(805 ILCS 5/3.15) (from Ch. 32, par. 3.15)
Sec. 3.15.
Defense of Ultra Vires.
No act of a corporation and no
conveyance or transfer of
real or personal property to or by a corporation shall be invalid by reason of the
fact that the corporation was without capacity or power to do such act or
to make or receive such conveyance or transfer, but such lack of capacity
or power may be asserted:
(a) In a proceeding by a shareholder against the corporation to enjoin
the doing of any act or acts or the transfer of real or personal property
by or to the corporation. If the unauthorized acts or transfer sought to be
enjoined are being, or are to be, performed or made pursuant to any
contract to which the corporation is a party, the court may, if all of the
parties to the contract are parties to the proceeding and if it deems the
same to be equitable, set aside and enjoin the performance of such
contract, and in so doing shall allow to the corporation or the other
parties, as the case may be, compensation for the loss or damage sustained
by either of them which may result from the action of the court in setting
aside and enjoining the performance of such contract, but anticipated
profits to be derived from the performance of the contract shall not be
awarded by the court as a loss or damage sustained.

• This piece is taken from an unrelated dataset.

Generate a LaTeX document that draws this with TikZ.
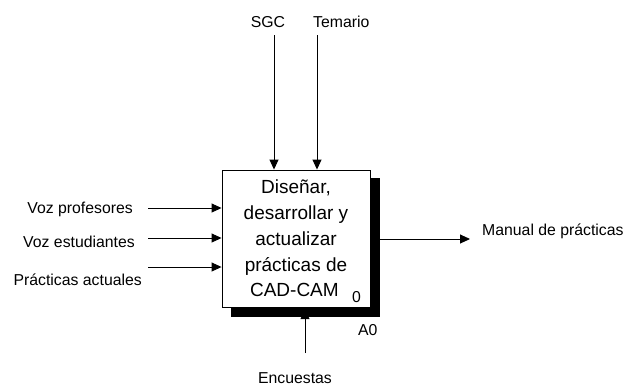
\documentclass[tikz,border=0pt]{standalone}
\usepackage{fontspec}
\setmainfont{Liberation Sans}
\usetikzlibrary{arrows.meta, positioning, backgrounds}

\begin{document}
\begin{tikzpicture}[x=1pt, y=-1pt,
    func/.style={draw, fill=white, line width=0.9pt, minimum width=148pt, minimum height=137pt, inner sep=0pt, align=center, font=\fontsize{19}{25.75}\selectfont},
    shadowbox/.style={fill=black, inner sep=0pt, minimum width=149pt, minimum height=139pt},
    lbl/.style={inner sep=0pt, font=\fontsize{15.8}{18}\selectfont},
    arr/.style={-{Triangle[length=10pt, width=9pt]}, line width=0.9pt},
]
\useasboundingbox (0,0) rectangle (626,386);

\node[shadowbox] (shadow) at (305.5,247.5) {};
\node[func] (box) at (296,238.5) {Diseñar,\\desarrollar y\\actualizar\\prácticas de\\CAD-CAM\,};
\node[lbl, anchor=base west] (bnum) at (352,302) {0};
\node[lbl, anchor=base west] (anum) at (358,335) {A0};

\node[lbl, anchor=base] (sgc) at (268,27) {SGC};
\node[lbl, anchor=base west] (tem) at (313,27) {Temario};
\node[lbl, anchor=base east] (vprof) at (133,213) {Voz profesores};
\node[lbl, anchor=base east] (vest) at (135,247) {Voz estudiantes};
\node[lbl, anchor=base east] (pact) at (142,285) {Prácticas actuales};
\node[lbl, anchor=base west] (man) at (482,235) {Manual de prácticas};
\node[lbl, anchor=base] (enc) at (295,383) {Encuestas};

\coordinate (sgc0) at (274,35);
\coordinate (tem0) at (317,35);
\coordinate (vprof0) at (148,208);
\coordinate (vest0) at (148,238);
\coordinate (pact0) at (148,267);
\coordinate (man0) at (470,239);
\coordinate (enc0) at (305,353);

\draw[arr] (sgc0) -- (sgc0 |- box.north);
\draw[arr] (tem0) -- (tem0 |- box.north);
\draw[arr] (vprof0) -- (vprof0 -| box.west);
\draw[arr] (vest0) -- (vest0 -| box.west);
\draw[arr] (pact0) -- (pact0 -| box.west);
\draw[arr] (man0 -| box.east) -- (man0);
\begin{scope}[on background layer]
\draw[arr] (enc0) -- ([yshift=8pt]enc0 |- shadow.south);
\end{scope}

\end{tikzpicture}
\end{document}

(b) In a proceeding by the corporation, whether acting directly or
through a receiver, trustee, or other legal representative, or through
shareholders in a representative suit, against the officers or directors of
the corporation for exceeding their authority.
(c) In a proceeding by the State, as provided in this Act, to dissolve
the corporation, or in a proceeding by the State to enjoin the corporation
from the transaction of unauthorized business.